Morphological development of the lung requires complex signal crosstalk between the mesenchymal and epithelial progenitors. Elucidating the genetic cascades underlying the signal crosstalk is essential to understanding lung morphogenesis. Here, we identified Nolz-1/Znf503 as a mesenchymal lineage-specific transcriptional regulator that plays a key role in lung morphogenesis. Nolz-1 null mutation resulted in a severe hypoplasia phenotype, including a decreased proliferation of mesenchymal cells, aberrant differentiation of epithelial cells, and defective growth of epithelial branches.
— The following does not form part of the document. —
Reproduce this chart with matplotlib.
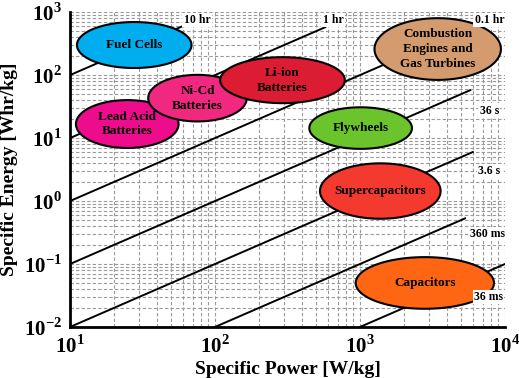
import numpy as np
import matplotlib.pyplot as plt

plt.rcParams['font.family'] = ['Liberation Serif', 'DejaVu Serif']
plt.rcParams['font.weight'] = 'bold'
plt.rcParams['mathtext.fontset'] = 'custom'
plt.rcParams['mathtext.rm'] = 'Liberation Serif:bold'
plt.rcParams['mathtext.bf'] = 'Liberation Serif:bold'

# storage technologies: centre (W/kg, Wh/kg) and half-widths in decades
names = ['Fuel Cells', 'Lead Acid\nBatteries', 'Ni-Cd\nBatteries', 'Li-ion\nBatteries',
         'Combustion\nEngines and\nGas Turbines', 'Flywheels', 'Supercapacitors', 'Capacitors']
power = [27.7, 24.8, 75.7, 292, 3435, 1010, 1380, 2800]
energy = [300, 16.7, 43, 83, 259, 14.4, 1.44, 0.05]
half_w = [0.395, 0.354, 0.34, 0.43, 0.436, 0.354, 0.416, 0.477]
half_h = [0.365, 0.38, 0.37, 0.365, 0.49, 0.33, 0.44, 0.41]
colors = ['#00AEEF', '#EC0C8C', '#F0287F', '#DC1C33', '#D49C6E', '#6CC42C', '#F43A2E', '#FF6614']

# constant discharge-time lines E = P * t (t in hours)
t_hours = [10, 1, 0.1, 0.01, 0.001, 1e-4, 1e-5]
t_labels = ['10 hr', '1 hr', '0.1 hr', '36 s', '3.6 s', '360 ms', '36 ms']
t_end_power = [61, 575, 3000, 5750, 6000, 5300, 10000]

xticks = [10, 100, 1000, 10000]
yticks = [1e-2, 1e-1, 1, 10, 100, 1000]

fig = plt.figure(figsize=(5.19, 3.78), dpi=100)
ax = fig.add_axes([0.135, 0.135, 0.838, 0.833])
ax.set_xscale('log')
ax.set_yscale('log')
ax.set_xlim(10, 1e4)
ax.set_ylim(1e-2, 1e3)

ax.grid(True, which='both', color='#999999', linestyle='--', linewidth=0.8, dashes=(3, 2))
ax.set_axisbelow(True)

for t, end in zip(t_hours, t_end_power):
    p = np.logspace(1, np.log10(end), 50)
    e = p * t
    ax.plot(p, e, color='black', linewidth=1.4, zorder=2)

label_pos = [(75, 750), (650, 750), (7800, 750), (7800, 27), (7800, 3.0), (7600, 0.3), (7700, 0.03)]
for lab, (px, py) in zip(t_labels, label_pos):
    ax.text(px, py, lab, fontsize=8.5, fontweight='bold', ha='center', va='center', zorder=4,
            bbox=dict(facecolor='white', edgecolor='none', pad=1.0))

th = np.linspace(0, 2 * np.pi, 200)
for name, p0, e0, a, b, c in zip(names, power, energy, half_w, half_h, colors):
    xs = 10 ** (np.log10(p0) + a * np.cos(th))
    ys = 10 ** (np.log10(e0) + b * np.sin(th))
    ax.fill(xs, ys, facecolor=c, edgecolor='black', linewidth=1.5, zorder=3)
    ax.text(p0, e0, name, fontsize=9.5, fontweight='bold', ha='center', va='center',
            linespacing=1.3, zorder=5)

ax.set_xticks(xticks)
ax.set_xticklabels(['$10^{%d}$' % int(np.log10(v)) for v in xticks])
ax.set_yticks(yticks)
ax.set_yticklabels(['$10^{%d}$' % int(round(np.log10(v))) for v in yticks])
ax.minorticks_on()
ax.tick_params(axis='both', which='both', length=0, labelsize=15, pad=6)
for s in ['top', 'right']:
    ax.spines[s].set_visible(False)
for s in ['left', 'bottom']:
    ax.spines[s].set_linewidth(2)

ax.set_xlabel('Specific Power [W/kg]', fontsize=14, fontweight='bold', labelpad=2)
ax.set_ylabel('Specific Energy [Whr/kg]', fontsize=14, fontweight='bold', labelpad=4)

fig.savefig('out.png', dpi=100)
Nolz-1 deletion also downregulated Wnt2, Lef1, Fgf10, Gli3 and Bmp4 mRNAs. Mechanistically, Nolz-1 regulated lung morphogenesis primarily through Wnt2 signaling. Loss of function and overexpression studies demonstrated that Nolz-1 transcriptionally activated Wnt2 and downstream β-catenin signaling to control mesenchymal cell proliferation and epithelial branching. Exogenous Wnt2 could causally rescue defective proliferation and epithelial branching in Nolz-1 knockout lungs. Finally, we identified Fgf9 as an upstream regulator of Nolz-1. Collectively, Fgf9-Nolz-1-Wnt2 signaling represents a novel axis in the control of lung morphogenesis. These findings are relevant to lung tumorigenesis in which a pathological function of Nolz-1 is implicated.